Israelis sue New Zealanders over Lorde boycott

An Israeli legal rights group is suing two New Zealanders it blames for convincing pop singer Lorde to cancel her performance in Israel.

Shurat HaDin said on Wednesday that it had filed the suit in a Jerusalem court on behalf of three Israeli concert ticket-holders.

The group said the lawsuit is intended to give “real consequences to those who selectively target Israel and seek to impose an unjust and illegal boycott against the Jewish state”.

The three Israelis are seeking about $13,000 in damages.

Lorde announced late last year that she was cancelling her planned June 2018 concert in Tel Aviv.

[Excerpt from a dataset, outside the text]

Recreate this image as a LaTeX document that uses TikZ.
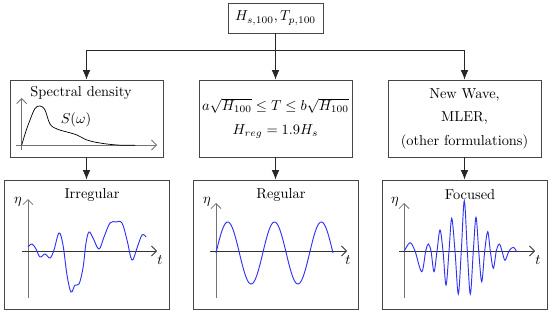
\documentclass[tikz,border=0pt]{standalone}
\usetikzlibrary{arrows.meta}
\definecolor{wavecol}{RGB}{50,50,245}
\definecolor{boxcol}{RGB}{70,70,70}
\begin{document}
\begin{tikzpicture}[x=0.694pt,y=-0.694pt,
  box/.style={draw=boxcol,line width=0.6pt,inner sep=0pt,align=center},
  topbox/.style={box,minimum width=65.9pt,minimum height=20.8pt},
  midbox/.style={box,minimum width=106.2pt,minimum height=53.4pt,font=\linespread{1.36}\selectfont},
  botbox/.style={box,minimum width=114.5pt,minimum height=89.5pt},
  conn/.style={draw=black!85,line width=0.6pt},
  arr/.style={conn,-{Latex[length=6.5pt,width=5.2pt]}},
  yaxis/.style={draw=black!55,line width=0.6pt,-{Straight Barb[length=3.5pt,width=7pt]}},
  xaxis/.style={draw=black!80,line width=0.5pt,-{Straight Barb[length=3.5pt,width=7pt]}},
  wave/.style={draw=wavecol,line width=0.65pt},
  spec/.style={draw=black,line width=0.5pt},
  lbl/.style={inner sep=0pt}]

\useasboundingbox (0,0) rectangle (550,314);

% boxes
\node[topbox] (top) at (275.5,18) {$H_{s,100}, T_{p,100}$};
\node[midbox] (m1) at (86.5,118.5) {};
\node[midbox] (m2) at (275.5,118.5) {$a\sqrt{H_{100}}\le T\le b\sqrt{H_{100}}$\\$H_{reg}=1.9H_s$};
\node[midbox] (m3) at (464.5,118.5) {New Wave,\\MLER,\\(other formulations)};
\node[botbox] (b1) at (86.5,244.5) {};
\node[botbox] (b2) at (275.5,244.5) {};
\node[botbox] (b3) at (464.5,244.5) {};

% connectors
\coordinate (split) at (275.5,50);
\draw[conn] (top.south) -- (split);
\draw[arr] (split) -- (m2.north);
\draw[arr] (split) -| (m1.north);
\draw[arr] (split) -| (m3.north);
\draw[arr] (m1.south) -- (b1.north);
\draw[arr] (m2.south) -- (b2.north);
\draw[arr] (m3.south) -- (b3.north);

% spectral density
\node[lbl] (sdl) at (81,93) {Spectral density};
\draw[yaxis] (21.7,150) -- (21.7,98);
\draw[yaxis] (16,145) -- (157,145);
\draw[spec] plot[smooth,tension=0.6] coordinates {(21.7,145) (26,131) (30,120) (35,108.5) (40,106) (45,110) (50,124) (57,129) (67,132) (77,135) (87,140) (100,143) (117,145) (135,145.3)};
\node[lbl] (sw) at (76,120) {$S(\omega)$};

% irregular
\node[lbl] (t1) at (92,195) {Irregular};
\draw[yaxis] (28,298) -- (28,199);
\draw[xaxis] (22,251) -- (157,251);
\node[lbl] (eta1) at (18,202) {$\eta$};
\node[lbl] (tt1) at (160,260) {$t$};
\draw[wave] plot[smooth,tension=0.6] coordinates {(28,247) (32,244) (36,249) (40,257) (45,254) (50,258) (54,250) (59,233) (63,245) (67,275) (71,292) (75,285) (79,284) (83,268) (86,243) (89,232) (93,238) (99,249) (104,237) (110,223) (116,222) (122,223) (127,240) (132,260) (137,248) (142,235) (146,237)};

% regular
\node[lbl] (t2) at (281,195) {Regular};
\draw[yaxis] (216,298) -- (216,203);
\draw[xaxis] (210,251) -- (347,251);
\node[lbl] (eta2) at (207,202) {$\eta$};
\node[lbl] (tt2) at (348,260) {$t$};
\draw[wave] plot[domain=0:117,samples=150] ({\x+216},{253-31*sin(7.6923*\x)});

% focused
\node[lbl] (t3) at (470,195) {Focused};
\draw[yaxis] (404,298) -- (404,203);
\draw[xaxis] (399,251) -- (535,251);
\node[lbl] (eta3) at (395,202) {$\eta$};
\node[lbl] (tt3) at (538,260) {$t$};
\draw[wave] plot[smooth,tension=0.55] coordinates {(404.3,251) (410,242.7) (415,251) (421.7,271.7) (425.7,251) (428.3,244) (431,251) (434,271.7) (437,251) (440,230) (443,251) (446,285) (449,251) (451.7,218.3) (455,251) (458.3,294) (461.3,251) (464.3,200.7) (467.3,251) (470.3,294) (473.3,251) (476,217.3) (478.7,251) (481.7,281.7) (484.7,251) (487.7,231.7) (490.3,251) (493.3,268.3) (496.3,251) (499.3,244) (502,251) (505,260.3) (509,251) (513.3,247.3) (516.7,251.7)};
\end{tikzpicture}
\end{document}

The two New Zealanders – one Jewish and one Palestinian – had appealed to the singer in an open letter to “join the artistic boycott of Israel”.

New Zealand People Lorde
Lorde’s handwritten thank-you note published in the New Zealand Herald (Nick Perry/AP)

Her handwritten thank-you note was published as an ad in The New Zealand Herald on Wednesday.

It has doodles honouring fellow Kiwi musicians as well as sightings of other attendees at the Grammy Awards ceremony in New York on Sunday night.

She also thanks them for believing in female musicians: “You set a beautiful precedent!”

Social media took her absence from the night’s performances as a snub, since other album of the year nominees performed, as did classic rockers with no current nominations.

Recording Academy president Neil Portnow had said backstage that it was hard to have a balanced show, but later had to retract a comment that women had to “step up”.